Setting up and then keeping track of the backups is a large part of this chore. Once you've determined whether to set each dB on Full or Simple recovery, it's time to create a maintenance plan on each instance. For some peculiar reason known only to Microsoft, I've only been able to consistently do this RDP'd into the server with SSMS fired up connected to (local). I like to keep my backup jobs separate from all the other maintenance, so when I run the maintenance Wizard I select just the three options of Log Backups, Database Backups, and Backup Cleanup. That's not the order in which the checkboxes appear, but when you arrange them, sequence them in that order.

Needless to say, you don't place your backup files on the same device where you host your log or mdf files. One lesser known useful fact however is, although you can't select it from clicking on treeviews, you can manually type in a path to a UNC share (\\myBackupSrv\sqlBackkups, or even \\10.10.44.44\myStuff) ahead of your backup file name. You can even address remote shares on the cloud this way.

Once your plans are in place, you need to verify they are working properly. Things get more complicated once you backup to a cloud vendor: not only do you have your cloud backup routines but for safety you should keep a local backup copy occasionally as well. Also if you are hosting gigantic databases supporting OLTP then chances are it makes more sense to run daily differential backups instead of full backups (with maybe a weekly or monthly full depending on how much the dB grows and changes). After a while therefore you can end up with a fairly complicated blended backup strategy.

If you're like me then, you'll want to open up your SSMS every morning and examine the Explorer Details window. Add the column "Last Backup" and sort it, and right away you know what needs some attention. Also you will find this query helpful:

USE msdb
GO
SELECT        b.backup_set_id, b.name, b.user_name, b.database_creation_date, b.backup_start_date, b.backup_finish_date, b.type, b.backup_size, b.database_name,
                         b.server_name, b.machine_name, b.recovery_model, b.is_snapshot, b.is_readonly,
                         b.is_single_user, b.is_damaged, f.physical_drive, f.physical_name, f.state,
                         f.state_desc, f.is_present, b.is_copy_only, m.physical_device_name
FROM            backupset AS b INNER JOIN
                         backupfile AS f ON f.backup_set_id = b.backup_set_id INNER JOIN
                         backupmediafamily AS m ON b.media_set_id = m.media_set_id
WHERE        (f.physical_name LIKE '%.mdf%') AND (b.backup_start_date > GETDATE() - 14)
ORDER BY 1 DESC
GO

Often I'll add into the where-clause a specific b.database_name if I'm looking specifically for the backups for just one database. Note the results of this query show not only the dB backups but also the log, differential, and VM snapshots. It's useful to recognize that when you do a Restore through the user-interface, these are the tables the system references to reach the correct restore file suggestions.

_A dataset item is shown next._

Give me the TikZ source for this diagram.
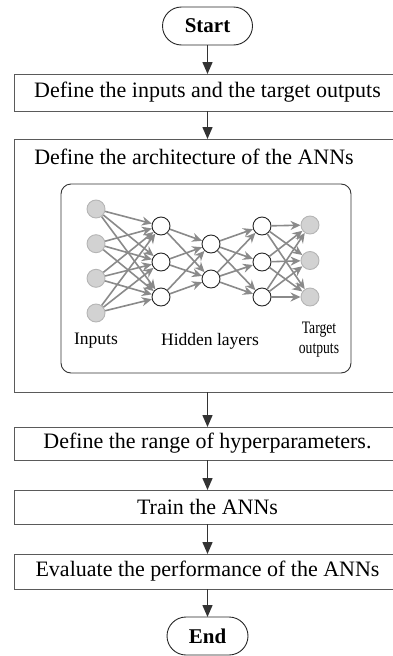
\documentclass[tikz,border=0pt]{standalone}
\usepackage{fontspec}
\setmainfont{Liberation Serif}
\usetikzlibrary{arrows.meta}

\definecolor{boxgray}{HTML}{5A5A5A}
\definecolor{edgegray}{HTML}{8A8A8A}
\definecolor{iofill}{HTML}{D2D2D2}
\definecolor{ioline}{HTML}{B5B5B5}

\tikzset{
  procbox/.style={draw=boxgray, line width=0.9pt, minimum width=387pt, minimum height=35pt,
    inner sep=0pt, outer sep=0pt, font=\fontsize{22}{26}\selectfont},
  terminal/.style={draw=black!85, line width=0.9pt, rounded corners=19pt, minimum height=38pt,
    inner sep=0pt, outer sep=0pt, font=\fontsize{21}{25}\selectfont\bfseries},
  flowarrow/.style={draw=black!80, line width=1.5pt, -{Triangle[length=12pt,width=10pt]}},
  neuron/.style={circle, draw=black!85, fill=white, line width=0.9pt, minimum size=18pt, inner sep=0pt},
  ionode/.style={circle, draw=ioline, fill=iofill, line width=0.9pt, minimum size=18pt, inner sep=0pt},
  netarrow/.style={draw=edgegray, line width=1.6pt, -{Stealth[length=10pt,width=9pt]}},
  netlabel/.style={font=\fontsize{17.5}{20}\selectfont, inner sep=0pt, align=center}
}

\begin{document}
\begin{tikzpicture}[x=1pt, y=-1pt]
\useasboundingbox (0,0) rectangle (392,656);

% flow chart
\node[terminal, minimum width=90pt] (start) at (207.5,26) {Start};
\node[procbox, minimum height=37pt] (defio) at (207.5,92.5) {Define the inputs and the target outputs};
\node[procbox, minimum height=253pt] (arch) at (207.5,265.5) {};
\node[font=\fontsize{22}{26}\selectfont] (archtitle) at (194,157) {Define the architecture of the ANNs};
\node[procbox, minimum height=33pt] (hyper) at (207.5,443.5) {Define the range of hyperparameters.};
\node[procbox, minimum height=34pt] (train) at (207.5,507) {Train the ANNs};
\node[procbox] (evalp) at (207.5,571.5) {Evaluate the performance of the ANNs};
\node[terminal, minimum width=81pt] (stop) at (207.5,636) {End};

\draw[flowarrow] (start) -- (defio);
\draw[flowarrow] (defio) -- (arch);
\draw[flowarrow] (arch) -- (hyper);
\draw[flowarrow] (hyper) -- (train);
\draw[flowarrow] (train) -- (evalp);
\draw[flowarrow] (evalp) -- (stop);

% the network
\node[draw=black!80, line width=0.9pt, rounded corners=10pt, minimum width=290pt, minimum height=189pt] (netbox) at (206,278.5) {};

\node[ionode] (in1) at (96,209) {};
\node[ionode] (in2) at (96,243.7) {};
\node[ionode] (in3) at (96,278.3) {};
\node[ionode] (in4) at (96,313) {};

\node[neuron] (ha1) at (161,226) {};
\node[neuron] (ha2) at (161,262) {};
\node[neuron] (ha3) at (161,297) {};

\node[neuron] (hb1) at (211,244) {};
\node[neuron] (hb2) at (211,279) {};

\node[neuron] (hc1) at (262,226) {};
\node[neuron] (hc2) at (262,262) {};
\node[neuron] (hc3) at (262,297) {};

\node[ionode] (out1) at (310,225) {};
\node[ionode] (out2) at (310,260.5) {};
\node[ionode] (out3) at (310,297) {};

\foreach \s in {in1,in2,in3,in4}
  \foreach \t in {ha1,ha2,ha3}
    \draw[netarrow] (\s) -- (\t);
\foreach \s in {ha1,ha2,ha3}
  \foreach \t in {hb1,hb2}
    \draw[netarrow] (\s) -- (\t);
\foreach \s in {hb1,hb2}
  \foreach \t in {hc1,hc2,hc3}
    \draw[netarrow] (\s) -- (\t);
\foreach \s in {hc1,hc2,hc3}
  \foreach \t in {out1,out2,out3}
    \draw[netarrow] (\s) -- (\t);

\node[netlabel] (inlbl) at (96,341) {Inputs};
\node[netlabel] (hidlbl) at (210,341) {Hidden layers};
\node[netlabel] (outlbl) at (319,340) {\scalebox{0.78}[1]{Target}\\\scalebox{0.78}[1]{outputs}};
\end{tikzpicture}
\end{document}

In some environments, as when you have another team moving reporting databases around, it's helpful to see the inverse condition (when were the restores performed?):

USE msdb
GO
SELECT DBRestored = destination_database_name ,
        RestoreDate = restore_date ,
        SourceDB = b.database_name ,
        SourceFile = physical_name ,
        BackupDate = backup_start_date
FROM    RestoreHistory h
        INNER JOIN BackupSet b ON h.backup_set_id = b.backup_set_id
        INNER JOIN BackupFile f ON f.backup_set_id = b.backup_set_id
where physical_name like '%.mdf%'
ORDER BY RestoreDate desc
GO

What's great about this query is it shows the name of what backupset was used to restore each database and the date that backup got created.

Naturally (or maybe I should phrase that as "unfortunately") if you yourself are asked to do a restore, a good percentage of time it will be under duress with the boss breathing down your neck. Hence I always keep this template by my side to pull up in times of emergency:

RESTORE DATABASE [ThisBizBI]
FROM DISK = N'\\bkupStore\sql backups\DEV-ThisBizDB\ThisBizBI\ThisBizBI_backup_2014_08_21_040010_8176618.bak'
WITH FILE = 1, MOVE N'ThisBizBI' TO N'E:\SQL Server\MSSQL11.MSSQLSERVER\MSSQL\DATA\ThisBizBI.mdf',
MOVE N'ThisBizBI_log' TO N'E:\SQL Server\MSSQL11.MSSQLSERVER\MSSQL\DATA\ThisBizBI_log.ldf',
NOUNLOAD, STATS = 10

GO

\\*------------------------ *\\

ALTER DATABASE [ThisBizBIDW] SET SINGLE_USER WITH ROLLBACK IMMEDIATE
GO

RESTORE DATABASE [ThisBizBIDW]
FROM DISK = N'\\bkupStore\sql backups\OLTP2SRV\ThisBizBIDW\ThisBizBIDW_backup_2014_09_08_040001_0041150.bak'
WITH FILE = 1, NOUNLOAD, REPLACE,
STANDBY = N'E:\XMPIEDB\MSSQL11.XMPIE\MSSQL\DATA\ThisBizBIDW_sby.BAK',
STATS = 10
GO

ALTER DATABASE [ThisBizBIDW] SET MULTI_USER WITH ROLLBACK IMMEDIATE
GO

\\*------------------------ *\\

RESTORE LOG [ThisBizOSDEV_Restore]
FROM DISK = N'\\bkupStore\sql backups\OLTP2SRV\ThisBizOSDev\ThisBizOSDev_backup_2015_05_10_010007_0679267.trn'
WITH FILE = 1, NOUNLOAD,
STANDBY = N'E:\XMPIEDB\MSSQL11.XMPIE\MSSQL\DATA\ThisBizOSDev_Restore_sby2.BAK',
STATS = 10
GO

This template shows three different variations of a restore; I seldom use any one of them straight vanilla but may modify or copy a line or two from one to the other to achieve the results that I desire. The first is a restore of one database over another, the second example is a restore of a live production dB (kicking off the current users in the process) and leaving the database in "standby" mode, and the third example is a logfile restore. If you haven't yet, do read up on restoring a database with NoRecovery or Standby -- these are the options to use if you need to restore more than a single backup file to achieve currency.